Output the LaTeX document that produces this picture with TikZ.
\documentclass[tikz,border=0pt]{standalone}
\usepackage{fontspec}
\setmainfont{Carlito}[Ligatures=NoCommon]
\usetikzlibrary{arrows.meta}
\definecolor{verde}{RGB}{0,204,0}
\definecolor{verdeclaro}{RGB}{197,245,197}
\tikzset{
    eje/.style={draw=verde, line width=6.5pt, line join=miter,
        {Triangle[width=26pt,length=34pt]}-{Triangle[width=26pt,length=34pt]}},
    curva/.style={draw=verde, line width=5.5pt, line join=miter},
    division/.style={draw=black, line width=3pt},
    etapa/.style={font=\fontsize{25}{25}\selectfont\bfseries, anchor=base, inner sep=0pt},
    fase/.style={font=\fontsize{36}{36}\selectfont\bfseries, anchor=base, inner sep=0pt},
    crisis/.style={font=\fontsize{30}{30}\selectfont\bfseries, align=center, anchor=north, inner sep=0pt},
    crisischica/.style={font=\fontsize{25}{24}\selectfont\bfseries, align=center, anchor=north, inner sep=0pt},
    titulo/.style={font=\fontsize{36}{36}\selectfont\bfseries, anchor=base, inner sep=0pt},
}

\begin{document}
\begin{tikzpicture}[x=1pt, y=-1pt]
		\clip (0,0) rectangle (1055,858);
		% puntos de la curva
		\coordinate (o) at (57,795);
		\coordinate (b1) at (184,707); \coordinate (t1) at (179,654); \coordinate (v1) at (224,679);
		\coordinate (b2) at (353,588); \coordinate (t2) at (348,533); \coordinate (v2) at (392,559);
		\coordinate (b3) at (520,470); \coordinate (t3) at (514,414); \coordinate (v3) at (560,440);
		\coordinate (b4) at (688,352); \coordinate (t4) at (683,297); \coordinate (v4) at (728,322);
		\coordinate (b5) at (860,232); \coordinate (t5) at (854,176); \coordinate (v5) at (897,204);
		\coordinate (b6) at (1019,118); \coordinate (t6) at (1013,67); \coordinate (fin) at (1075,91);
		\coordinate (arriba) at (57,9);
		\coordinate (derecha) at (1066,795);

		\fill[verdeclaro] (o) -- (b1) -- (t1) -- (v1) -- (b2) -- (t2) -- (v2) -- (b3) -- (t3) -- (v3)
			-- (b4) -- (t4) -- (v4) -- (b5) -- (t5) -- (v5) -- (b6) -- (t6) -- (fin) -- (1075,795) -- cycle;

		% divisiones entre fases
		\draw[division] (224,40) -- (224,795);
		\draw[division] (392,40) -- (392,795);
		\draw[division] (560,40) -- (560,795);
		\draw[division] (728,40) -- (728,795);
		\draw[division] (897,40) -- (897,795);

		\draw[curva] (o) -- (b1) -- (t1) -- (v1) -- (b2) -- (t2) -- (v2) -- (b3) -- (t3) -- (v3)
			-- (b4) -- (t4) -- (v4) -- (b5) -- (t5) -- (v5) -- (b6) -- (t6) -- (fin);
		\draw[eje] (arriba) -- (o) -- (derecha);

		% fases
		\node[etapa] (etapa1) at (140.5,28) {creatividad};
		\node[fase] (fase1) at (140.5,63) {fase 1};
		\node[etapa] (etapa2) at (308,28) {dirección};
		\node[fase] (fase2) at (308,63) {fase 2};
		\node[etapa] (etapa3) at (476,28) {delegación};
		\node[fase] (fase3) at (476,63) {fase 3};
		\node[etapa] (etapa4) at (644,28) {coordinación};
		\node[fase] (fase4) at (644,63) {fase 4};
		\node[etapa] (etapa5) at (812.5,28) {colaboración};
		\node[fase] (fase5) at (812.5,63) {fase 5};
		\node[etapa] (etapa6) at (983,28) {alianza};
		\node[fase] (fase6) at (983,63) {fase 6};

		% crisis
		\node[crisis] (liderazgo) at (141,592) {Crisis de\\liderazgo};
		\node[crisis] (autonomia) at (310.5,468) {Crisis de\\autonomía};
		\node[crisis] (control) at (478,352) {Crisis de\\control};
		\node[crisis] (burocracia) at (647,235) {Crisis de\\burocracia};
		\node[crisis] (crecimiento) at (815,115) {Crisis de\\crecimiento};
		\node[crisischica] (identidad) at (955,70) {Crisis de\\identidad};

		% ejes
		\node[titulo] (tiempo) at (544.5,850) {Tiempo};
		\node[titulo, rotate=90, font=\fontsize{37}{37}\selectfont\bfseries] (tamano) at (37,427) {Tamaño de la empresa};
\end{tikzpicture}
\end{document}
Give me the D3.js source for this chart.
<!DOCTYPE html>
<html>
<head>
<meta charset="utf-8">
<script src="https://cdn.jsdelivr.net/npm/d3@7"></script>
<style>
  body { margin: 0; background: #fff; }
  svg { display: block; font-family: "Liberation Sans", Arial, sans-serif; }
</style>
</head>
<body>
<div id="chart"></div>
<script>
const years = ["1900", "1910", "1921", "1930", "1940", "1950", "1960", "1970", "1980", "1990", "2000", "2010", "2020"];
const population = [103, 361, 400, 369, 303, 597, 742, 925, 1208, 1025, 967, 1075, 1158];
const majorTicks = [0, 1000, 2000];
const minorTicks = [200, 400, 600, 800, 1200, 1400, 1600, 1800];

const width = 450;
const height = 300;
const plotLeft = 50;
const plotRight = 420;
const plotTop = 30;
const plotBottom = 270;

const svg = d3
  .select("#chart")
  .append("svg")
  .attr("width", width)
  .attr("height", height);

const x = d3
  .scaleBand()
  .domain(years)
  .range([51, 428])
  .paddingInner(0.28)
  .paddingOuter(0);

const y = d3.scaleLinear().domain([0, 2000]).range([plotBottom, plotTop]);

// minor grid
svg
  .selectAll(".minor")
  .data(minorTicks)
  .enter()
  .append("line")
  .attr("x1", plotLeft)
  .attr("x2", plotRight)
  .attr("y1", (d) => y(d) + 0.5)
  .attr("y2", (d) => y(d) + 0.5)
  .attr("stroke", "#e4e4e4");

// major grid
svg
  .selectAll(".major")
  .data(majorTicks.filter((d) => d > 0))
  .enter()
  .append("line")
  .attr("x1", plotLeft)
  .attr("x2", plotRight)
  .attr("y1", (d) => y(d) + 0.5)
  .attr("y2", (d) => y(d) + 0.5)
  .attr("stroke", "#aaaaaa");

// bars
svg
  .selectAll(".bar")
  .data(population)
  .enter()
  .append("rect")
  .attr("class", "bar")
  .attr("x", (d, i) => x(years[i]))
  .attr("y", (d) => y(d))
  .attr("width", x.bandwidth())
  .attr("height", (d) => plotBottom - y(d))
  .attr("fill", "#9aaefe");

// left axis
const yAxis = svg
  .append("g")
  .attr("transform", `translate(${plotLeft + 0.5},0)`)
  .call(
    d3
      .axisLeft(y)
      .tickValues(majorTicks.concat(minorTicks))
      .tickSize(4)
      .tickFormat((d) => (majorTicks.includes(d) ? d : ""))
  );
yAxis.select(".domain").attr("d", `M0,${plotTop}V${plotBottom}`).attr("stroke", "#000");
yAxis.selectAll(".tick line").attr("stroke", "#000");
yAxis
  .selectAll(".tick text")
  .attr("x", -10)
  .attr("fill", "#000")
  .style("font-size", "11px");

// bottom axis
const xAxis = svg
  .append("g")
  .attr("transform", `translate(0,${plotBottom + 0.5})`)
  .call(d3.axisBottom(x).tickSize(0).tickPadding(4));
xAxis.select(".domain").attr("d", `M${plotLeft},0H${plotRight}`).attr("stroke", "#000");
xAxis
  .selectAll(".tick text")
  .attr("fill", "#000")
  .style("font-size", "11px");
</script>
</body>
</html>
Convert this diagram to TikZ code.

****

Say how many lines in the records hold "chart", with the number as the whole reply.

3